Facebook has been criticised by the NSPPC’s boss (Dominic Lipinski/PA)
Facebook has been criticised by the NSPPC’s boss (Dominic Lipinski/PA)

Facebook is placing privacy and secrecy ahead of accountability, according to a children’s charity boss.

Peter Wanless, chief executive of the NSPCC – which has campaigned for regulation for the past two years – said end-to-end encryption on Facebook’s Messenger service is a “risk and a backward step” in keeping children safe online.

The social media giant pledged to begin a “new chapter” in its history as it revealed plans to be more privacy-focused at its annual developer conference in California in April.

It’s really disappointing that reaction to the NSPCC’s call for a safer internet is to make it more secret and more dangerous. Peter Wanless

Messenger, the app taking the lead in Facebook’s new privacy-focused approach, has been made end-to-end encrypted by default for the first time, fully securing messages sent on the service.

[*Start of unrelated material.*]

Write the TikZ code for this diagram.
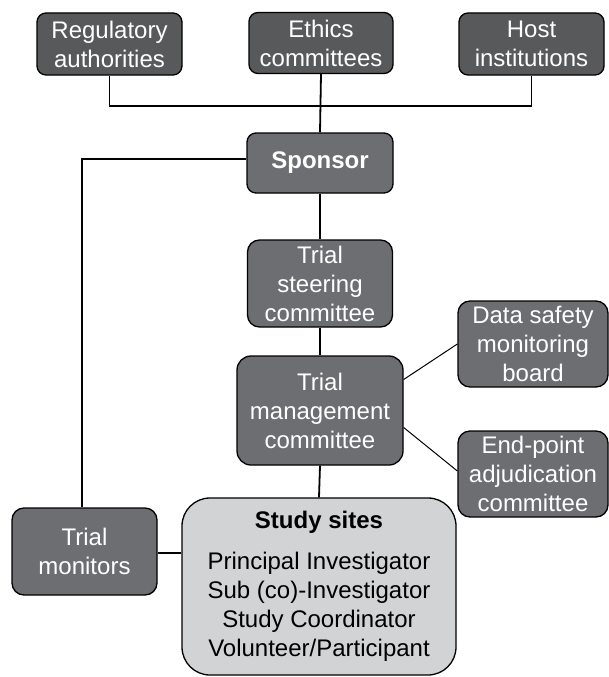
\documentclass[tikz,border=0pt]{standalone}
\usepackage{fontspec}
\setmainfont{Liberation Sans}
\definecolor{darkg}{RGB}{88,89,91}
\definecolor{midg}{RGB}{109,110,113}
\definecolor{lightg}{RGB}{210,211,213}
\tikzset{
  box/.style={draw=black, line width=1.3pt, rounded corners=9pt, align=center, text=white,
    inner sep=0pt, font=\fontsize{24}{29}\selectfont},
  darkbox/.style={box, fill=darkg},
  midbox/.style={box, fill=midg},
  conn/.style={line width=1.8pt},
  thinconn/.style={line width=1pt}
}
\begin{document}
\begin{tikzpicture}[x=1pt,y=-1pt]
\useasboundingbox (0,0) rectangle (609,677);
% top row
\node[darkbox, minimum width=145pt, minimum height=62pt] (reg) at (109.5,44) {Regulatory\\authorities};
\node[darkbox, minimum width=144pt, minimum height=61pt] (eth) at (321,43) {Ethics\\committees};
\node[darkbox, minimum width=145pt, minimum height=62pt] (host) at (531.5,44) {Host\\institutions};
% spine
\node[midbox, minimum width=146pt, minimum height=60pt] (sponsor) at (320,163) {\bfseries Sponsor};
\node[midbox, minimum width=145pt, minimum height=87pt, rounded corners=12pt] (steer) at (320,283.5) {Trial\\steering\\committee};
\node[midbox, minimum width=166pt, minimum height=109pt, rounded corners=14pt] (mgmt) at (320,410.5) {Trial\\management\\committee};
% right side
\node[midbox, minimum width=150pt, minimum height=86pt, rounded corners=12pt] (dsmb) at (533,344) {Data safety\\monitoring\\board};
\node[midbox, minimum width=150pt, minimum height=86pt, rounded corners=12pt] (epac) at (533,474) {End-point\\adjudication\\committee};
% bottom
\node[midbox, minimum width=145pt, minimum height=87pt, rounded corners=12pt] (mon) at (84.5,551.5) {Trial\\monitors};
\node[box, fill=lightg, text=black, minimum width=274pt, minimum height=177pt, rounded corners=28pt] (sites) at (319,586.5)
  {{\bfseries Study sites}\\[12pt]Principal Investigator\\Sub (co)-Investigator\\Study Coordinator\\Volunteer/Participant};
% connectors
\coordinate (j) at (320,106);
\coordinate (sl) at (82,159);
\draw[conn] (reg.south) |- (j) -| (host.south);
\draw[conn] (eth.south) -- (sponsor.north);
\draw[conn] (sponsor.west |- sl) -- (sl) -- (sl |- mon.north);
\draw[conn] (sponsor.south) -- (steer.north);
\draw[conn] (steer.south) -- (mgmt.north);
\draw[conn] (mgmt.south) -- (sites.north);
\draw[conn] (mon.east |- 0,553) -- (sites.west |- 0,553);
\draw[thinconn] ([yshift=31pt]mgmt.east) -- (dsmb.west);
\draw[thinconn] ([yshift=-17pt]mgmt.east) -- ([yshift=3pt]epac.west);
\end{tikzpicture}
\end{document}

In an interview with The Daily Telegraph, Mr Wanless said: “It places privacy and secrecy ahead of accountability and transparency.

“It’s really disappointing that reaction to the NSPCC’s call for a safer internet is to make it more secret and more dangerous.

“What I would say to Mark Zuckerberg is: you have a duty of care and a responsibility to the people who are using your services, very many of whom are children and young people.”

In April, the Government published its white paper on online harms which threatens tech giants with large fines and criminal liability of bosses.

The white paper, published jointly by the Department for Digital, Culture, Media and Sport (DCMS) and the Home Office, proposes strict new rules be introduced that require firms to take responsibility for their users and their safety, as well as the content that appears on their services.

Mr Wanless said the proposals would make the UK a “world pioneer” in protecting children online.